ZK Rollups vs. Optimistic Rollups
ZK Rollups have the benefits of faster settlement compared to optimistic rollups since validity proofs are verified when posted to L1, avoiding the one week withdrawal delay. Also, as postulated by zkSync’s developers, it offers greater security as reliance is placed on the cryptographic math rather than the validators. Additionally, ZK Rollups provide significant scaling benefits as the L1 only has to witness this data and Merklize it down to a block root, but need not execute transactions as the computation is done on layer 2. Lastly, the transaction data is published on the Ethereum chain as calldata, and is not stored in the state; further circumventing the downsides of state growth and computation costs which are the core roadblocks to scale Ethereum.
However, the solution falls short in a couple of ways. Firstly, it is a more sophisticated technology that will take longer to implement general-purpose smart contracts and wrap EVM in zero-knowledge proofs. This goes against the DeFi ethos of composability where ZK Rollups present a challenge to applications’ developers to migrate code over to the L2 solution. In addition, there is a higher fixed cost on batches because of the verification obligation by the relayer/ prover. The prover’s job of making blocks with ZK proofs requires costly computational infrastructure and should it go offline, no other parties can easily take over the role of processing blocks — this adds an element of centralization to it.
Final Thoughts
So far, we have attempted to compare and contrast the different Rollups solutions where we pointed out the strengths and weaknesses for each. With the current iteration, it is impossible to know how rollups will fare against other scaling solutions as all have their fair share of downsides. There is also a problem with coordination if projects were to choose different rollup solutions — suppose Sushi were to choose Arbitrum and Synthetix went with Optimism, users will have to wait for a week before the funds are ported from Optimism to maintain before they can use other applications.
In my opinion, in the short term other alternatives such as sidechains (Polygon) and EVM-compatible layer 1s (Binance Smart Chain) will take the lion’s share of the market as it has low fees and a whole suite of Dapps working on the chain. Launch delays do not strengthen the bull case for rollups and more testing needs to be carried out to ensure it functions well. Besides, many argue that users are unconcerned about scaling solutions and will go where there is low fees and high throughput irrespective of security issues.

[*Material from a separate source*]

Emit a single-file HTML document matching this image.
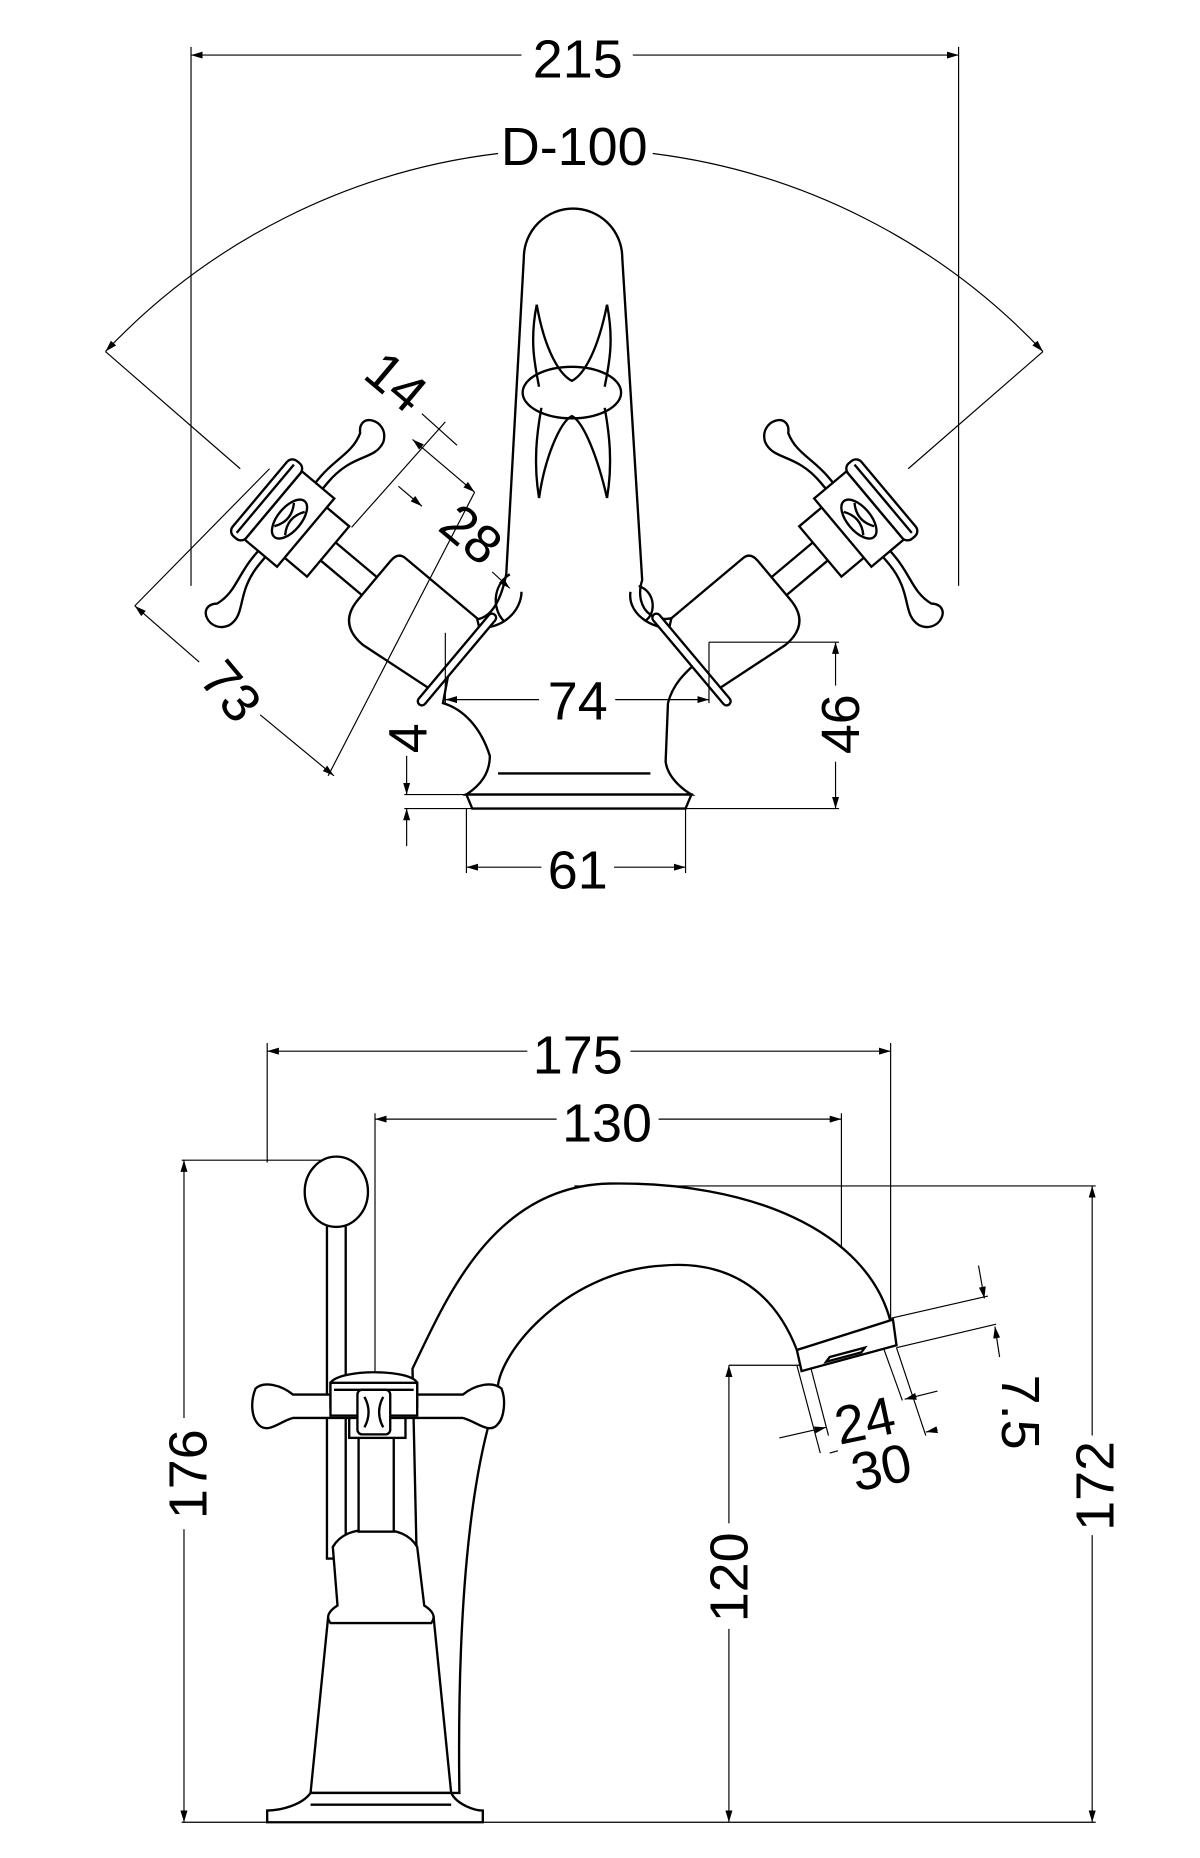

On the flipside, I see rollups playing a major role in Ethereum's success in the long term. This is because while sidechains and EVM-compatible layer 1s offer lucrative yields and low gas fees, there are glaring issues involving a highly centralized multisig and nodes. Users are effectively betting that the developers will act in good faith and hoping the PoW or PoS does not steal their funds. And although there are a myriad of rollups solutions, they can all help reduce the overall congestion on any one part of the network, and also prevent single points of failure. Just like the different layer 1s, different solutions can exist and work in harmony to remove the pressure on the Ethereum mainchain allowing for an exponential result on future transaction speed and throughput.